Como recrutar inteligência organizativa para encaixar as peças essenciais no quebra-cabeça de potencialização de vocações subjacentes ou mesmo de novas vocações industriais no Grande ABC? O Consórcio Intermunicipal de Prefeitos, a Agência de Desenvolvimento Econômico e outras instituições podem requisitar os préstimos de consultorias especializadas para desenhar o mapa de complementaridade industrial da região.
Modelos demodê
Junte-se a essa alternativa que trata a competitividade regional sob a inspiração de especialistas em mercado o espancamento filosófico de uma Universidade Pública Federal do Grande ABC sob inspiração de modelo fora de moda de cursos que engrossariam a lista de desempregados. A UFABC pretendida pelo relator do projeto de lei, deputado federal Ivan Valente, seria uma peça de adorno econômico, porque contemplaria a formação de profissionais para áreas desvinculadas da geração de riqueza. Se a indústria do plástico tornar-se carro-chefe da retomada do setor de transformação do Grande ABC, a UFABC não poderá seguir outro caminho, pelo menos nos primeiros cursos, senão suprir a demanda que emergiria das plantas industriais.
Há um exército de deserdados de empregos industriais e de candidatos que entram a cada ano no caudalosa População Economicamente Ativa que não pode se alimentar de falsas expectativas universitárias. Um ensino superior doutrinariamente voltado à tecnologia industrial provavelmente não conseguirá fazer frente ao descompasso histórico de enxugamento de mão-de-obra em relação à demanda vegetativa, mas, certamente, impedirá que o estilhaçamento do mercado de trabalho se perpetue com rigores insuportáveis.

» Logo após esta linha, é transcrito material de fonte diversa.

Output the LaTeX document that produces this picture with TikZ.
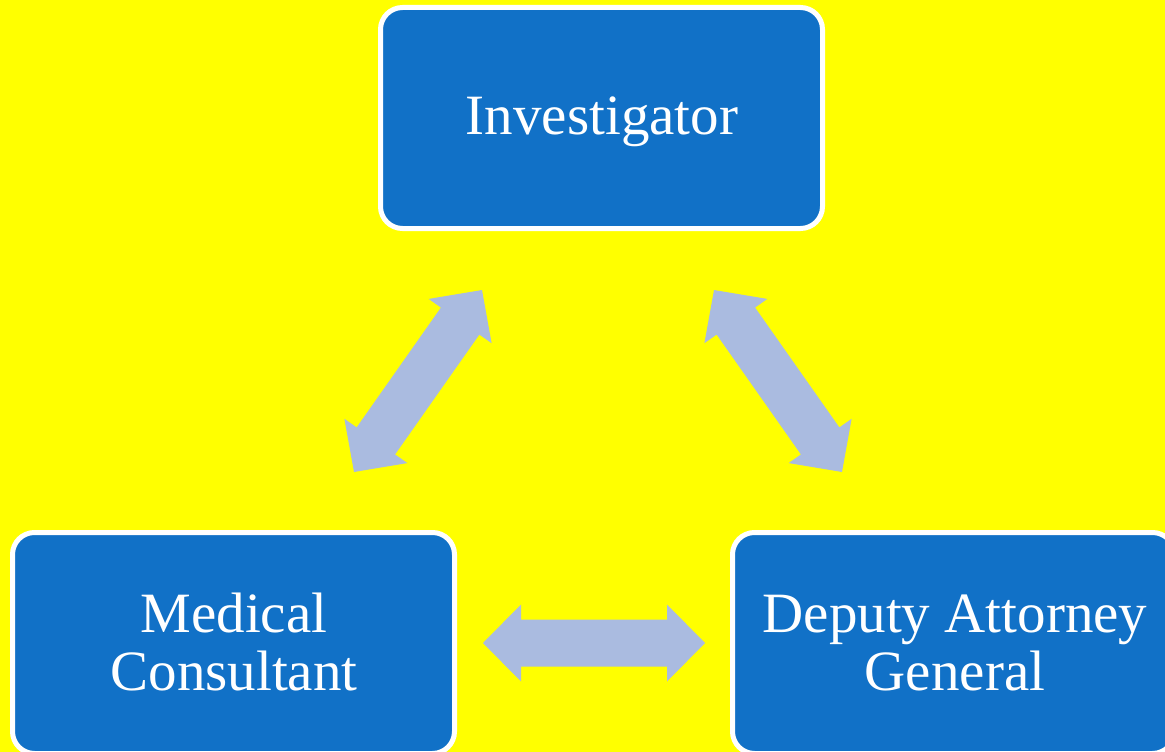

Onze fábricas da General Motors de desemprego industrial formal em 15 anos e estimadas 520 mil pessoas que ingressaram na População Economicamente Ativa no mesmo período são elementos inquietantes demais para que se desprezem novas investidas industriais a bordo de planejamento estratégico combinado com desideologização do espectro vocacional da Universidade Federal do Grande ABC.